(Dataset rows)
****************
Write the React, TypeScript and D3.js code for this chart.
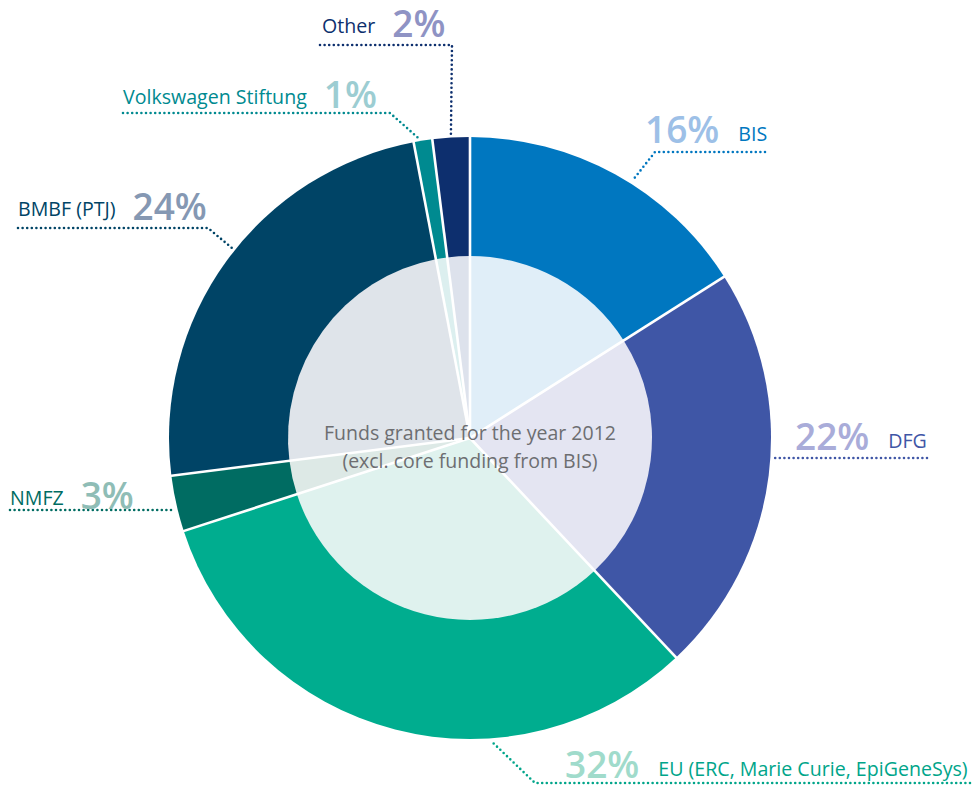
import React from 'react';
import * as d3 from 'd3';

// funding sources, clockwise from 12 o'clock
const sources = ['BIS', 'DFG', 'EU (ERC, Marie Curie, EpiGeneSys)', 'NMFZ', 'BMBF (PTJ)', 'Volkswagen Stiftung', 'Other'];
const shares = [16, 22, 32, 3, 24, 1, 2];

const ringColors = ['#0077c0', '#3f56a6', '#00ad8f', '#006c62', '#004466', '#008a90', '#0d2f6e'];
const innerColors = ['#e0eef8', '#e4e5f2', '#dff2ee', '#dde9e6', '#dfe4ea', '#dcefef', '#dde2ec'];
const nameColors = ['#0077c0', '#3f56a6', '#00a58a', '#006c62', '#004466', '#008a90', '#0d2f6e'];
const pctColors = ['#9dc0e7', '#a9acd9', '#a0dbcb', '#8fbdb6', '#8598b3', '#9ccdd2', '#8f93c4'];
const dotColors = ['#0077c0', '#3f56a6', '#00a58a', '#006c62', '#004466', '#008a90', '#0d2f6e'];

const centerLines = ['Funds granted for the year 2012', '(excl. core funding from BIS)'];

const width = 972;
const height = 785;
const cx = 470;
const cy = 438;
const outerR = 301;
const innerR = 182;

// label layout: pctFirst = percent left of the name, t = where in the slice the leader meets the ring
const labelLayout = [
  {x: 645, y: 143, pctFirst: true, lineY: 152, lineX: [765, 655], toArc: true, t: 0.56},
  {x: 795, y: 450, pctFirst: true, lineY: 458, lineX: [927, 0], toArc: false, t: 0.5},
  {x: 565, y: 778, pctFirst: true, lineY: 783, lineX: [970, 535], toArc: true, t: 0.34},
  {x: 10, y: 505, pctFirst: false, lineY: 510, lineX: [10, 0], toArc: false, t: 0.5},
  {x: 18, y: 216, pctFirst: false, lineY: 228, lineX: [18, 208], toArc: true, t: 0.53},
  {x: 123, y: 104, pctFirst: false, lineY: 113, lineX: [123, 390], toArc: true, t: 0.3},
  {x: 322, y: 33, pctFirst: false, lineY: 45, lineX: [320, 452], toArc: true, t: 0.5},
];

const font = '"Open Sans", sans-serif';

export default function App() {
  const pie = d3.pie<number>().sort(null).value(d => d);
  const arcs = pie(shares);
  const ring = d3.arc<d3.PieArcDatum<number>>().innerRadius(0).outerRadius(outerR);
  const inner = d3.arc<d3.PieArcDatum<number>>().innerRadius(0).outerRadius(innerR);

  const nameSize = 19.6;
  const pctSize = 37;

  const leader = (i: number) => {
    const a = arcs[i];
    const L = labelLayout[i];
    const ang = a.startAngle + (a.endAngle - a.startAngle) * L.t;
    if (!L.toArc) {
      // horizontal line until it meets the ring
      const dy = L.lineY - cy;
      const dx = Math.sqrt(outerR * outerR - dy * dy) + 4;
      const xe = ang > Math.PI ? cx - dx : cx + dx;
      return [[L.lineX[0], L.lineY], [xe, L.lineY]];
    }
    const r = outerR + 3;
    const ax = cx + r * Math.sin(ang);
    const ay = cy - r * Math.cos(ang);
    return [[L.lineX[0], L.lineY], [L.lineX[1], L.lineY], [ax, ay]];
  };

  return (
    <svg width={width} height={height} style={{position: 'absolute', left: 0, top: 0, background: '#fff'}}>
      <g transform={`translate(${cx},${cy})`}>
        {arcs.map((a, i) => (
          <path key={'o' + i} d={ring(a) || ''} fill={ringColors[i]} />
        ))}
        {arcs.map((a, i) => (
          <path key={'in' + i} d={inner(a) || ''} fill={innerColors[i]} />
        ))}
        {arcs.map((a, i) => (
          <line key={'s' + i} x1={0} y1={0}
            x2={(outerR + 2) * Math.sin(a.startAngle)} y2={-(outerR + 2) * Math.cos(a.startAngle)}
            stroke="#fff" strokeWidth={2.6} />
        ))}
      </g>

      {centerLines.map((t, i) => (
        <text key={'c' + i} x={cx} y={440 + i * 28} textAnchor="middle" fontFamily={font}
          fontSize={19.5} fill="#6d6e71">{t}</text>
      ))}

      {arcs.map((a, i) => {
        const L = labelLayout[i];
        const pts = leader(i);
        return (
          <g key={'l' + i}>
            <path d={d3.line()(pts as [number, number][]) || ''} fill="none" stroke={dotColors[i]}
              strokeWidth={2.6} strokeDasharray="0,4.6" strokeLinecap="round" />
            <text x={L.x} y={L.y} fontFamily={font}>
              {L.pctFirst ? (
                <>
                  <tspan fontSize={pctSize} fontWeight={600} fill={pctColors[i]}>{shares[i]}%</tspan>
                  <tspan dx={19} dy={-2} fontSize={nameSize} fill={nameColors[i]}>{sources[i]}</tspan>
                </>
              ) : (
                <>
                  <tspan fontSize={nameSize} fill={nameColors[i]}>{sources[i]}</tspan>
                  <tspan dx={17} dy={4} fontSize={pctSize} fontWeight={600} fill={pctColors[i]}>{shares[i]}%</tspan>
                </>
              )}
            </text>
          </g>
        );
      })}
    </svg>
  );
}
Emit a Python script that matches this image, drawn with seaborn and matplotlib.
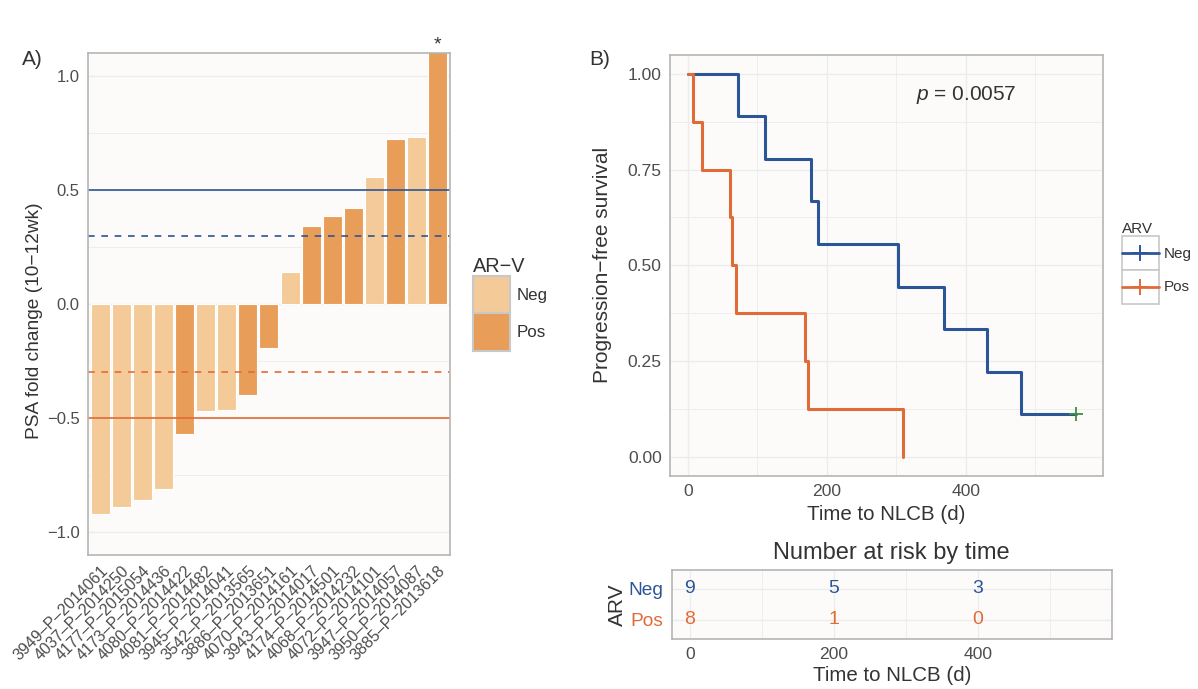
****************
Work instructions —
Copy the data exactly. Any picture it contains is to be omitted.

Written answer —
Write the React, TypeScript and D3.js code for this chart.
import React from 'react';
import * as d3 from 'd3';

// funding sources, clockwise from 12 o'clock
const sources = ['BIS', 'DFG', 'EU (ERC, Marie Curie, EpiGeneSys)', 'NMFZ', 'BMBF (PTJ)', 'Volkswagen Stiftung', 'Other'];
const shares = [16, 22, 32, 3, 24, 1, 2];

const ringColors = ['#0077c0', '#3f56a6', '#00ad8f', '#006c62', '#004466', '#008a90', '#0d2f6e'];
const innerColors = ['#e0eef8', '#e4e5f2', '#dff2ee', '#dde9e6', '#dfe4ea', '#dcefef', '#dde2ec'];
const nameColors = ['#0077c0', '#3f56a6', '#00a58a', '#006c62', '#004466', '#008a90', '#0d2f6e'];
const pctColors = ['#9dc0e7', '#a9acd9', '#a0dbcb', '#8fbdb6', '#8598b3', '#9ccdd2', '#8f93c4'];
const dotColors = ['#0077c0', '#3f56a6', '#00a58a', '#006c62', '#004466', '#008a90', '#0d2f6e'];

const centerLines = ['Funds granted for the year 2012', '(excl. core funding from BIS)'];

const width = 972;
const height = 785;
const cx = 470;
const cy = 438;
const outerR = 301;
const innerR = 182;

// label layout: pctFirst = percent left of the name, t = where in the slice the leader meets the ring
const labelLayout = [
  {x: 645, y: 143, pctFirst: true, lineY: 152, lineX: [765, 655], toArc: true, t: 0.56},
  {x: 795, y: 450, pctFirst: true, lineY: 458, lineX: [927, 0], toArc: false, t: 0.5},
  {x: 565, y: 778, pctFirst: true, lineY: 783, lineX: [970, 535], toArc: true, t: 0.34},
  {x: 10, y: 505, pctFirst: false, lineY: 510, lineX: [10, 0], toArc: false, t: 0.5},
  {x: 18, y: 216, pctFirst: false, lineY: 228, lineX: [18, 208], toArc: true, t: 0.53},
  {x: 123, y: 104, pctFirst: false, lineY: 113, lineX: [123, 390], toArc: true, t: 0.3},
  {x: 322, y: 33, pctFirst: false, lineY: 45, lineX: [320, 452], toArc: true, t: 0.5},
];

const font = '"Open Sans", sans-serif';

export default function App() {
  const pie = d3.pie<number>().sort(null).value(d => d);
  const arcs = pie(shares);
  const ring = d3.arc<d3.PieArcDatum<number>>().innerRadius(0).outerRadius(outerR);
  const inner = d3.arc<d3.PieArcDatum<number>>().innerRadius(0).outerRadius(innerR);

  const nameSize = 19.6;
  const pctSize = 37;

  const leader = (i: number) => {
    const a = arcs[i];
    const L = labelLayout[i];
    const ang = a.startAngle + (a.endAngle - a.startAngle) * L.t;
    if (!L.toArc) {
      // horizontal line until it meets the ring
      const dy = L.lineY - cy;
      const dx = Math.sqrt(outerR * outerR - dy * dy) + 4;
      const xe = ang > Math.PI ? cx - dx : cx + dx;
      return [[L.lineX[0], L.lineY], [xe, L.lineY]];
    }
    const r = outerR + 3;
    const ax = cx + r * Math.sin(ang);
    const ay = cy - r * Math.cos(ang);
    return [[L.lineX[0], L.lineY], [L.lineX[1], L.lineY], [ax, ay]];
  };

  return (
    <svg width={width} height={height} style={{position: 'absolute', left: 0, top: 0, background: '#fff'}}>
      <g transform={`translate(${cx},${cy})`}>
        {arcs.map((a, i) => (
          <path key={'o' + i} d={ring(a) || ''} fill={ringColors[i]} />
        ))}
        {arcs.map((a, i) => (
          <path key={'in' + i} d={inner(a) || ''} fill={innerColors[i]} />
        ))}
        {arcs.map((a, i) => (
          <line key={'s' + i} x1={0} y1={0}
            x2={(outerR + 2) * Math.sin(a.startAngle)} y2={-(outerR + 2) * Math.cos(a.startAngle)}
            stroke="#fff" strokeWidth={2.6} />
        ))}
      </g>

      {centerLines.map((t, i) => (
        <text key={'c' + i} x={cx} y={440 + i * 28} textAnchor="middle" fontFamily={font}
          fontSize={19.5} fill="#6d6e71">{t}</text>
      ))}

      {arcs.map((a, i) => {
        const L = labelLayout[i];
        const pts = leader(i);
        return (
          <g key={'l' + i}>
            <path d={d3.line()(pts as [number, number][]) || ''} fill="none" stroke={dotColors[i]}
              strokeWidth={2.6} strokeDasharray="0,4.6" strokeLinecap="round" />
            <text x={L.x} y={L.y} fontFamily={font}>
              {L.pctFirst ? (
                <>
                  <tspan fontSize={pctSize} fontWeight={600} fill={pctColors[i]}>{shares[i]}%</tspan>
                  <tspan dx={19} dy={-2} fontSize={nameSize} fill={nameColors[i]}>{sources[i]}</tspan>
                </>
              ) : (
                <>
                  <tspan fontSize={nameSize} fill={nameColors[i]}>{sources[i]}</tspan>
                  <tspan dx={17} dy={4} fontSize={pctSize} fontWeight={600} fill={pctColors[i]}>{shares[i]}%</tspan>
                </>
              )}
            </text>
          </g>
        );
      })}
    </svg>
  );
}
Emit a Python script that matches this image, drawn with seaborn and matplotlib.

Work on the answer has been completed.